Output the material beneath this task exactly, images excluded.

□ □ □ □ □ □ □

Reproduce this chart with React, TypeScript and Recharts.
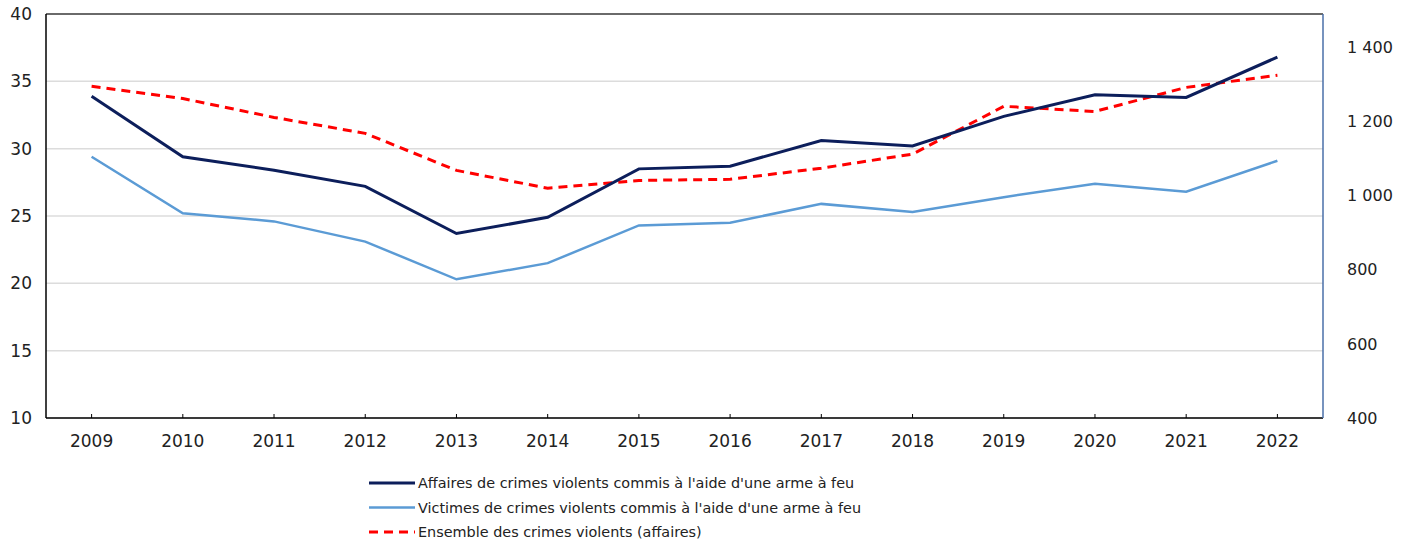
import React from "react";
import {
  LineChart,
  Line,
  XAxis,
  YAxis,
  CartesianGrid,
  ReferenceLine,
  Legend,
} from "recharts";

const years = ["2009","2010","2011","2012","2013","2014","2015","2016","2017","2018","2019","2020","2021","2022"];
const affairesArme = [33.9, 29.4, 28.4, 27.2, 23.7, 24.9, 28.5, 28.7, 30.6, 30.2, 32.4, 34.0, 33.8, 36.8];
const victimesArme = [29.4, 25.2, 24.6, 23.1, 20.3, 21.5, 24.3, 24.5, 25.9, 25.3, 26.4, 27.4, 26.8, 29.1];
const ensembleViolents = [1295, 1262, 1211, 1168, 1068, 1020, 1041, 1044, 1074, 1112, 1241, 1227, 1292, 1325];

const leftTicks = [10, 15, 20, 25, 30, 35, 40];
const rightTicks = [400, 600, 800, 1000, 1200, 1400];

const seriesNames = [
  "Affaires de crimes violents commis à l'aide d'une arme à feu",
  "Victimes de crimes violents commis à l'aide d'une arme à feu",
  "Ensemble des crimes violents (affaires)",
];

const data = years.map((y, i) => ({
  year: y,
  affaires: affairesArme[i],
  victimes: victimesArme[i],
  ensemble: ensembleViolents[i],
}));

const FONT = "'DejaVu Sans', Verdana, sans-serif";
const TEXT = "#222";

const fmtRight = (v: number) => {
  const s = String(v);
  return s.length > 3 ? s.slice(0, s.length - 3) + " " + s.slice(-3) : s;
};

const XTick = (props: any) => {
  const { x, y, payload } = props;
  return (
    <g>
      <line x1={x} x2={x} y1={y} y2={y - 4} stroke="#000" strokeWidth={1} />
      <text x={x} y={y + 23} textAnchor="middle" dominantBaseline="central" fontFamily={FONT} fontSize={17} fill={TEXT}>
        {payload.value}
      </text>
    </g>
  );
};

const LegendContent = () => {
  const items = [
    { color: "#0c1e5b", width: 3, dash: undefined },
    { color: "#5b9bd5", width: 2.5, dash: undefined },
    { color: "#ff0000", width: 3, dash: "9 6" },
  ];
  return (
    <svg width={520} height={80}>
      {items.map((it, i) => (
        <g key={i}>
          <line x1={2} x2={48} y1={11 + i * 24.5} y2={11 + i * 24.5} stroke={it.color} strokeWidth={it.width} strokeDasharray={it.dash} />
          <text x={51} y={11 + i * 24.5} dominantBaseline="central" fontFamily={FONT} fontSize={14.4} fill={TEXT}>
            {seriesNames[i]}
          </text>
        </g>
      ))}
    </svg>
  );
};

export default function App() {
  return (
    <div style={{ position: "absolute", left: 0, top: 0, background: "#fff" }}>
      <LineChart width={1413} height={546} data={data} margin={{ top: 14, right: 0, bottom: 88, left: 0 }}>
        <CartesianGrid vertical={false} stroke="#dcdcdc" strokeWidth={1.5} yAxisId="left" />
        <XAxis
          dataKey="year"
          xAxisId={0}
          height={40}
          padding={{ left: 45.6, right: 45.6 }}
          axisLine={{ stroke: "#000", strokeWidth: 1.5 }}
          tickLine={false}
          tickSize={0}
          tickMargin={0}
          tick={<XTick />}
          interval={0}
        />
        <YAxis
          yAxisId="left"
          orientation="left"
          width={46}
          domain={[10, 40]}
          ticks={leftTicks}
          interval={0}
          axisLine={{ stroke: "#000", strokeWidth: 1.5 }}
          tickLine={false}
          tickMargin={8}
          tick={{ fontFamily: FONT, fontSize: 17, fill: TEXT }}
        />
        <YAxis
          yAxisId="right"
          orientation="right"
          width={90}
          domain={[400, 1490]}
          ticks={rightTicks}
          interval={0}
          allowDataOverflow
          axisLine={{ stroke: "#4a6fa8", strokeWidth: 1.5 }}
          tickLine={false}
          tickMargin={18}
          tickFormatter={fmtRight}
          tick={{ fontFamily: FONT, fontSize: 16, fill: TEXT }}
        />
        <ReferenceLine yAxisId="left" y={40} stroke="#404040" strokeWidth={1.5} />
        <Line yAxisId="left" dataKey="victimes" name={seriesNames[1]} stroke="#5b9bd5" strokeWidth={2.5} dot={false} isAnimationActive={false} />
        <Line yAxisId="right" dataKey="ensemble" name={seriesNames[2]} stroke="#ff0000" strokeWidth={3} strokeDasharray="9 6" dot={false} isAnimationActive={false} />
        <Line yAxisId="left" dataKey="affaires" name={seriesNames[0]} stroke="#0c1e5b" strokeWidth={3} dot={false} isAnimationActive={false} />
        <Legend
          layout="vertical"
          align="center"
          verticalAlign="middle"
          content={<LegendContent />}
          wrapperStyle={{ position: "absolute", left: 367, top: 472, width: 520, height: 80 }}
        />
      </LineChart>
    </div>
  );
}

□ □ □ □ □ □ □

OUTPUT FOR THIS TASK:
Reproduce this chart with React, TypeScript and Recharts.
import React from "react";
import {
  LineChart,
  Line,
  XAxis,
  YAxis,
  CartesianGrid,
  ReferenceLine,
  Legend,
} from "recharts";

const years = ["2009","2010","2011","2012","2013","2014","2015","2016","2017","2018","2019","2020","2021","2022"];
const affairesArme = [33.9, 29.4, 28.4, 27.2, 23.7, 24.9, 28.5, 28.7, 30.6, 30.2, 32.4, 34.0, 33.8, 36.8];
const victimesArme = [29.4, 25.2, 24.6, 23.1, 20.3, 21.5, 24.3, 24.5, 25.9, 25.3, 26.4, 27.4, 26.8, 29.1];
const ensembleViolents = [1295, 1262, 1211, 1168, 1068, 1020, 1041, 1044, 1074, 1112, 1241, 1227, 1292, 1325];

const leftTicks = [10, 15, 20, 25, 30, 35, 40];
const rightTicks = [400, 600, 800, 1000, 1200, 1400];

const seriesNames = [
  "Affaires de crimes violents commis à l'aide d'une arme à feu",
  "Victimes de crimes violents commis à l'aide d'une arme à feu",
  "Ensemble des crimes violents (affaires)",
];

const data = years.map((y, i) => ({
  year: y,
  affaires: affairesArme[i],
  victimes: victimesArme[i],
  ensemble: ensembleViolents[i],
}));

const FONT = "'DejaVu Sans', Verdana, sans-serif";
const TEXT = "#222";

const fmtRight = (v: number) => {
  const s = String(v);
  return s.length > 3 ? s.slice(0, s.length - 3) + " " + s.slice(-3) : s;
};

const XTick = (props: any) => {
  const { x, y, payload } = props;
  return (
    <g>
      <line x1={x} x2={x} y1={y} y2={y - 4} stroke="#000" strokeWidth={1} />
      <text x={x} y={y + 23} textAnchor="middle" dominantBaseline="central" fontFamily={FONT} fontSize={17} fill={TEXT}>
        {payload.value}
      </text>
    </g>
  );
};

const LegendContent = () => {
  const items = [
    { color: "#0c1e5b", width: 3, dash: undefined },
    { color: "#5b9bd5", width: 2.5, dash: undefined },
    { color: "#ff0000", width: 3, dash: "9 6" },
  ];
  return (
    <svg width={520} height={80}>
      {items.map((it, i) => (
        <g key={i}>
          <line x1={2} x2={48} y1={11 + i * 24.5} y2={11 + i * 24.5} stroke={it.color} strokeWidth={it.width} strokeDasharray={it.dash} />
          <text x={51} y={11 + i * 24.5} dominantBaseline="central" fontFamily={FONT} fontSize={14.4} fill={TEXT}>
            {seriesNames[i]}
          </text>
        </g>
      ))}
    </svg>
  );
};

export default function App() {
  return (
    <div style={{ position: "absolute", left: 0, top: 0, background: "#fff" }}>
      <LineChart width={1413} height={546} data={data} margin={{ top: 14, right: 0, bottom: 88, left: 0 }}>
        <CartesianGrid vertical={false} stroke="#dcdcdc" strokeWidth={1.5} yAxisId="left" />
        <XAxis
          dataKey="year"
          xAxisId={0}
          height={40}
          padding={{ left: 45.6, right: 45.6 }}
          axisLine={{ stroke: "#000", strokeWidth: 1.5 }}
          tickLine={false}
          tickSize={0}
          tickMargin={0}
          tick={<XTick />}
          interval={0}
        />
        <YAxis
          yAxisId="left"
          orientation="left"
          width={46}
          domain={[10, 40]}
          ticks={leftTicks}
          interval={0}
          axisLine={{ stroke: "#000", strokeWidth: 1.5 }}
          tickLine={false}
          tickMargin={8}
          tick={{ fontFamily: FONT, fontSize: 17, fill: TEXT }}
        />
        <YAxis
          yAxisId="right"
          orientation="right"
          width={90}
          domain={[400, 1490]}
          ticks={rightTicks}
          interval={0}
          allowDataOverflow
          axisLine={{ stroke: "#4a6fa8", strokeWidth: 1.5 }}
          tickLine={false}
          tickMargin={18}
          tickFormatter={fmtRight}
          tick={{ fontFamily: FONT, fontSize: 16, fill: TEXT }}
        />
        <ReferenceLine yAxisId="left" y={40} stroke="#404040" strokeWidth={1.5} />
        <Line yAxisId="left" dataKey="victimes" name={seriesNames[1]} stroke="#5b9bd5" strokeWidth={2.5} dot={false} isAnimationActive={false} />
        <Line yAxisId="right" dataKey="ensemble" name={seriesNames[2]} stroke="#ff0000" strokeWidth={3} strokeDasharray="9 6" dot={false} isAnimationActive={false} />
        <Line yAxisId="left" dataKey="affaires" name={seriesNames[0]} stroke="#0c1e5b" strokeWidth={3} dot={false} isAnimationActive={false} />
        <Legend
          layout="vertical"
          align="center"
          verticalAlign="middle"
          content={<LegendContent />}
          wrapperStyle={{ position: "absolute", left: 367, top: 472, width: 520, height: 80 }}
        />
      </LineChart>
    </div>
  );
}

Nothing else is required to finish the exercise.